---------- Source excerpt
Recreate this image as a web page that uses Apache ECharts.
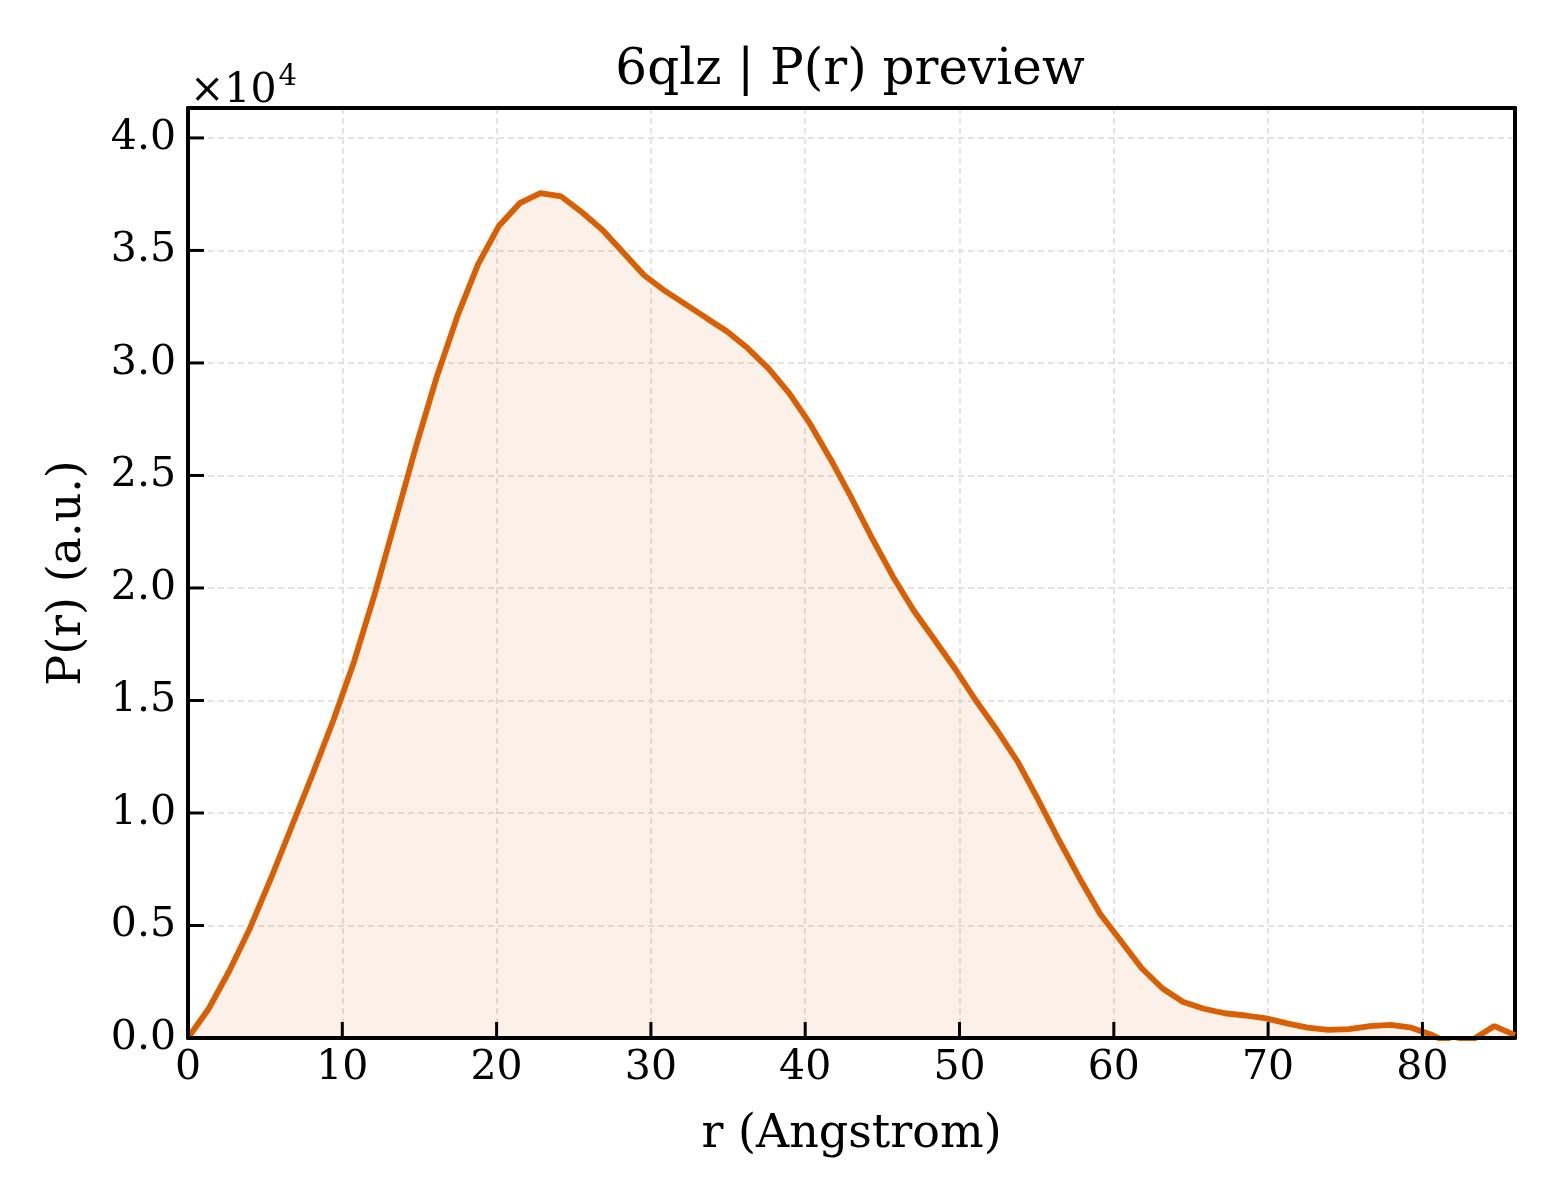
<!DOCTYPE html>
<html>
<head>
<meta charset="utf-8">
<script src="https://cdn.jsdelivr.net/npm/echarts@6/dist/echarts.min.js"></script>
<style>
html,body{margin:0;padding:0;background:#fff;}
#chart{width:1560px;height:1200px;}
</style>
</head>
<body>
<div id="chart"></div>
<script>
const titleText = "6qlz | P(r) preview";
const xLabel = "r (Angstrom)";
const yLabel = "P(r) (a.u.)";
const rValues = [0,1.34,2.69,4.03,5.38,6.72,8.06,9.41,10.75,12.09,13.44,14.78,16.13,17.47,18.81,20.16,21.5,22.84,24.19,25.53,26.88,28.22,29.56,30.91,32.25,33.59,34.94,36.28,37.63,38.97,40.31,41.66,43.0,44.34,45.69,47.03,48.38,49.72,51.06,52.41,53.75,55.09,56.44,57.78,59.13,60.47,61.81,63.16,64.5,65.84,67.19,68.53,69.88,71.22,72.56,73.91,75.25,76.59,77.94,79.28,80.63,81.97,83.31,84.66,86.0];
const prValues = [0,1300,3000,4900,7100,9400,11700,14100,16700,19700,23000,26300,29400,32100,34400,36100,37100,37550,37400,36700,35900,34900,33900,33200,32600,32000,31400,30650,29750,28650,27300,25700,24000,22200,20500,19000,17700,16400,15000,13700,12300,10600,8800,7100,5500,4300,3100,2200,1600,1300,1100,1000,870,650,460,360,390,530,580,460,130,-300,-50,530,130];
const xTicks = [0,10,20,30,40,50,60,70,80];
const yTicks = [0,5000,10000,15000,20000,25000,30000,35000,40000];
const xMin = 0, xMax = 86, xStep = 10;
const yMin = 0, yMax = 41330, yStep = 5000;

const chart = echarts.init(document.getElementById('chart'));
const FONT = 'DejaVu Serif';
const data = rValues.map((r, i) => [r, prValues[i]]);
const gridLine = {show: true, lineStyle: {color: '#dcdcdc', width: 1.5, type: [6, 4]}};
const frameAxis = {
  z: 0,
  axisLine: {show: true, onZero: false, lineStyle: {color: '#000', width: 4}},
  axisTick: {show: false}, axisLabel: {show: false}, splitLine: gridLine
};
chart.setOption({
  animation: false,
  backgroundColor: '#ffffff',
  title: [
    {text: titleText, left: 845, top: 41, textAlign: 'center',
     textStyle: {fontFamily: FONT, fontSize: 50, fontWeight: 'normal', color: '#000'}},
    {text: '{a|×10}{b|4}', left: 185, top: 58,
     textStyle: {fontWeight: 'normal', rich: {
       a: {fontFamily: FONT, fontSize: 41, fontWeight: 'normal', color: '#000', verticalAlign: 'bottom'},
       b: {fontFamily: FONT, fontSize: 29, fontWeight: 'normal', color: '#000', verticalAlign: 'top', padding: [0,0,20,2]}
     }}}
  ],
  grid: {left: 188, right: 45, top: 108, bottom: 162, containLabel: false},
  xAxis: [{
    type: 'value', min: xMin, max: xMax, interval: xStep, position: 'bottom', z: 5,
    name: xLabel, nameLocation: 'middle', nameGap: 74,
    nameTextStyle: {fontFamily: FONT, fontSize: 46, color: '#000'},
    axisLine: {show: true, onZero: false, lineStyle: {color: '#000', width: 4}},
    axisTick: {show: false},
    axisLabel: {show: true, fontFamily: FONT, fontSize: 41, color: '#000', margin: 10, showMaxLabel: false,
      formatter: v => (v % xStep === 0 ? String(v) : '')},
    splitLine: {show: false}
  }, Object.assign({type: 'value', min: xMin, max: xMax, interval: xStep, position: 'top'}, frameAxis)],
  yAxis: [{
    type: 'value', min: yMin, max: yMax, interval: yStep, position: 'left', z: 5,
    name: yLabel, nameLocation: 'middle', nameGap: 97, nameRotate: 90,
    nameTextStyle: {fontFamily: FONT, fontSize: 46, color: '#000'},
    axisLine: {show: true, onZero: false, lineStyle: {color: '#000', width: 4}},
    axisTick: {show: false},
    axisLabel: {show: true, fontFamily: FONT, fontSize: 41, color: '#000', margin: 12, showMaxLabel: false,
      formatter: v => (v % yStep === 0 ? (v / 10000).toFixed(1) : '')},
    splitLine: {show: false}
  }, Object.assign({type: 'value', min: yMin, max: yMax, interval: yStep, position: 'right'}, frameAxis)],
  series: [{
    type: 'line', data: data, xAxisIndex: 0, yAxisIndex: 0,
    showSymbol: false, clip: true, z: 3,
    lineStyle: {color: '#d95f02', width: 5.8},
    itemStyle: {color: '#d95f02'},
    areaStyle: {color: 'rgba(217,95,2,0.13)', origin: 'start'}
  }, {
    type: 'custom', z: 10, silent: true, clip: false, xAxisIndex: 0, yAxisIndex: 0,
    data: xTicks.map(v => [v, yMin]),
    renderItem: (params, api) => {
      const p = api.coord([api.value(0), api.value(1)]);
      return {type: 'line', shape: {x1: p[0], y1: p[1], x2: p[0], y2: p[1] - 16},
              style: {stroke: '#000', lineWidth: 3}};
    }
  }, {
    type: 'custom', z: 10, silent: true, clip: false, xAxisIndex: 0, yAxisIndex: 0,
    data: yTicks.map(v => [xMin, v]),
    renderItem: (params, api) => {
      const p = api.coord([api.value(0), api.value(1)]);
      return {type: 'line', shape: {x1: p[0], y1: p[1], x2: p[0] + 16, y2: p[1]},
              style: {stroke: '#000', lineWidth: 3}};
    }
  }]
});
</script>
</body>
</html>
--------------------
• Task description: Omitting all pictures, restate exactly the lines of the material from its start through the line that contains "const yMin = 0, yMax = 41330, yStep = 5000;".

• Right answer:
Recreate this image as a web page that uses Apache ECharts.
<!DOCTYPE html>
<html>
<head>
<meta charset="utf-8">
<script src="https://cdn.jsdelivr.net/npm/echarts@6/dist/echarts.min.js"></script>
<style>
html,body{margin:0;padding:0;background:#fff;}
#chart{width:1560px;height:1200px;}
</style>
</head>
<body>
<div id="chart"></div>
<script>
const titleText = "6qlz | P(r) preview";
const xLabel = "r (Angstrom)";
const yLabel = "P(r) (a.u.)";
const rValues = [0,1.34,2.69,4.03,5.38,6.72,8.06,9.41,10.75,12.09,13.44,14.78,16.13,17.47,18.81,20.16,21.5,22.84,24.19,25.53,26.88,28.22,29.56,30.91,32.25,33.59,34.94,36.28,37.63,38.97,40.31,41.66,43.0,44.34,45.69,47.03,48.38,49.72,51.06,52.41,53.75,55.09,56.44,57.78,59.13,60.47,61.81,63.16,64.5,65.84,67.19,68.53,69.88,71.22,72.56,73.91,75.25,76.59,77.94,79.28,80.63,81.97,83.31,84.66,86.0];
const prValues = [0,1300,3000,4900,7100,9400,11700,14100,16700,19700,23000,26300,29400,32100,34400,36100,37100,37550,37400,36700,35900,34900,33900,33200,32600,32000,31400,30650,29750,28650,27300,25700,24000,22200,20500,19000,17700,16400,15000,13700,12300,10600,8800,7100,5500,4300,3100,2200,1600,1300,1100,1000,870,650,460,360,390,530,580,460,130,-300,-50,530,130];
const xTicks = [0,10,20,30,40,50,60,70,80];
const yTicks = [0,5000,10000,15000,20000,25000,30000,35000,40000];
const xMin = 0, xMax = 86, xStep = 10;
const yMin = 0, yMax = 41330, yStep = 5000;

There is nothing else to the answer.